After their initial love making session, Christiana and Henry were apart for about a year.  In fact, there were many times in their relationship of 40 years when they were apart.  The sketches have Henry traveling with and without Jo across Europe, and Will and Christiana taking separate roads of their own.

Despite the long-term view of a 40-year secret love affair, there were many periods when the pair weren’t together.  However, more importantly, their goals rarely were.  Christiana routinely wanted more than Henry was willing to give, and Henry wanted more out of life than Christiana.  This set the stage for the fundamental disconnect in their relationship.

For Christiana, the dyad was the thing.  For Henry, it was a thing.  Though he acquiesced about his fascination with Herman Melville and his desire to write a book about him in favor of the dyad, there seem to be many cases where the dyad wasn’t as important as his work in the clinic and, particularly, his book, Explorations in Personality.

Sex

No love story is complete without sex, but here the sex wasn’t a part of the love making process as it was a way for both of them to recover from pain.  In the later years, there was Christiana’s desire for pain and domination and Henry’s struggle with the process.  It’s fair to say that for Christiana the sex and the pleasure associated with it was a primary aim, where for Henry it seemed to be secondary.
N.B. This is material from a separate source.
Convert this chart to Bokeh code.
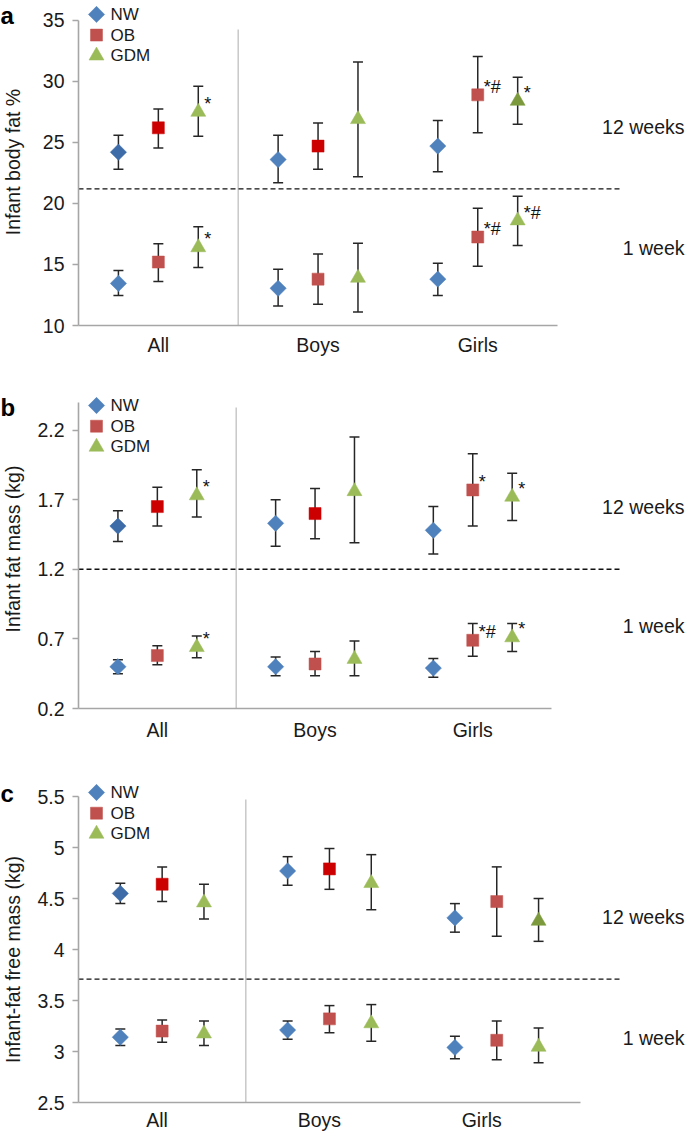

More broadly, Henry is said to have lived with a great deal of guilt for the pain and turmoil that he inflicted on both Jo and Christiana.  His guilt, though well hidden, never left him.

The TAT

My first experience with Henry Murray and Christiana Morgan was through the TAT.  During a custody evaluation an evaluator used this test among others to try to determine who was a better suited parent.  I found out later that the TAT is prohibited from expert testimony in federal court cases because of its lack of reliability.  (See Science and Pseudoscience in Clinical Psychology and The Cult of Personality Testing for more on the challenges with this test and others.)  It’s at that time that I picked up the book Love’s Story Told, because I was curious about Murray and how he created a test like the TAT.

I learned that many of his contemporaries were cautious about the lack of rigor and science in his work; despite that, the TAT became a widely popular test.

Around Suicide’s Bend

The real reason for making a point of reading the book was because of suicide.  Edward Shneidman was a student and fan of Henry’s who went on to lead the Los Angeles Suicide Prevention Center for many years and became an accomplished, well-respected suicidologist and author.  In The Suicidal Mind, he spoke about his appreciation for Expressions in Personality, and I knew I’d want to read it – but I decided I wanted to do that after I had a chance to learn more about the man behind the book.

What I didn’t realize was that it was Shneidman who would be entrusted with the letters and items for the dyad, nor that there would be so much suicide in and around the couple.

The Suicides in Murray’s Life

While Will and Jo died normal deaths, many around Murray weren’t apparently so lucky.  Other “friends” of Christiana’s, like Ralph Eaton, died by suicide.  At least 6 of Henry’s preparatory school class of 29 died by suicide as well.  There are questions about whether Christiana’s death was a suicide.  Suicide, it seemed, surrounded Murray’s life.

It’s Hard Work

The dyad wasn’t for everyone.  Even if it wasn’t the power-control fight that it appears to have become, with Christiana pulling for more of Harry and more sexual exploration and him longing for zestful thought, it would be hard work.  Both decided that it wasn’t going to be successful, but perhaps they glimpsed the kinds of relationships that folks like John Gottman would journey to discover years later.  (See The Science of Trust, The Relationship Cure, and Eight Dates for some of his work.)

It seemed as if both were so afraid of losing the dyad that they were in a constant battle to see who could control the other.  In the end, Love’s Story Told may have been more about control than love – but you should decide for yourself.